Mulund offered the example of a Level 8 director at Amazon. Even though a typical manager at that level is making about $700K annually, many of the Level 8 managers brought onboard during the hiring boom are taking home $1 million per year. “That creates resentment,” he said.
Mulund said that Amazon is not exactly targeting those more highly compensated people; they are laying off employees whose performance is ranked poorly. But, he stressed, the more an employee is paid, the higher the expectations. That means that the layoffs will inevitably impact more of the higher-paid people, which should dilute the resentment.
Bickley added that reductions at Amazon happen fairly routinely. “They are pretty ruthless in terms of their performance reviews. Typically they cull the herd pretty regularly,” Bickley said.

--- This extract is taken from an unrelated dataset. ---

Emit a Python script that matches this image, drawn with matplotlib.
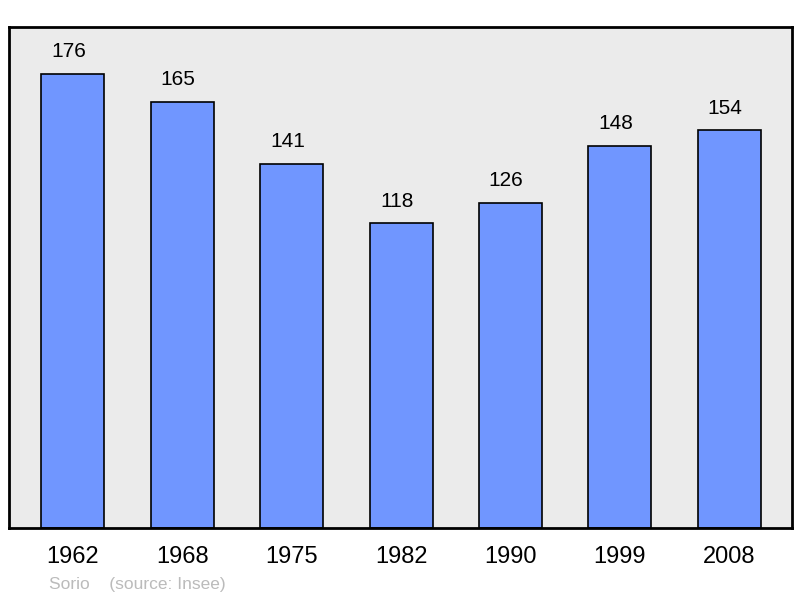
import matplotlib.pyplot as plt
import numpy as np

years = ['1962', '1968', '1975', '1982', '1990', '1999', '2008']
population = [176, 165, 141, 118, 126, 148, 154]

plt.rcParams['font.family'] = ['Liberation Sans', 'DejaVu Sans']

fig = plt.figure(figsize=(8, 5.98), dpi=100)
ax = fig.add_axes([0.01125, 0.117, 0.97875, 0.8378])
ax.set_facecolor('#ebebeb')

x = np.arange(len(years))
ax.bar(x, population, width=0.576, color='#7096ff', edgecolor='black', linewidth=1.2, zorder=2)

# value labels sit a little left of the bar centre in the original
for xi, v in zip(x, population):
    ax.annotate(str(v), (xi, v), xytext=(-3, 9), textcoords='offset points',
                ha='center', va='bottom', fontsize=15)

ax.set_xlim(-0.585, 6.575)
ax.set_ylim(0, 194)
ax.set_yticks([])
ax.set_xticks(x)
ax.set_xticklabels(years, fontsize=17)
ax.tick_params(axis='x', length=0, pad=13)
for s in ax.spines.values():
    s.set_linewidth(2)

fig.text(49 / 800, 1 - 584 / 598, 'Sorio    (source: Insee)', fontsize=12.5,
         color='#bbbbbb', ha='left', va='center')

fig.savefig('out.png', dpi=100)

He said he only partially agreed with Mulund. That higher compensation is a reality, but much of it is from stock options, he noted. Amazon often looks very closely at employees “as they are about to cash out” and that is why it is common for Amazon managers “to leave right before they vest.”
Still, Bickley said, that impacts a relatively small number of the people likely to be laid off. “There are hundreds, at most, that are in that category. It’s nowhere near thousands,” Bickley said. “I don’t think that is what is driving these layoffs.”
Mohamed Yousuf, CEO of Smart Workforce AI, observed that AI is playing a role.
“When they mention culture, or bureaucracy, it’s from the result of pre-AI operating models that don’t match today’s productivity realities,” Yousuf pointed out. “We have seen how effectively AI can change productivity baselines inside companies. This then pushes leadership to reassess how much of their current structure is actually needed.”
“Separating these layoffs from AI is just simply narrative management. The reality is AI raised productivity expectations and employees are asked to meet them by leaving. They might not be directly replacing each laid off employee with AI, but the remaining staff work a lot faster as AI enabled teams,” Yousuf said.
Mulund added that he expects to see the layoffs overwhelmingly impacting “tech people” and that “more than half of them will be AWS people. It will be more on the AWS side because AWS growth has slowed down pretty dramatically.”
Despite that, he said, he does not expect AWS customers will be affected by the layoffs. “Nothing is going to change for them at all. It won’t impact service of the business” he said, adding, “because [AWS] businesses have slowed down, they can make do with fewer people on the team” without affecting service delivery.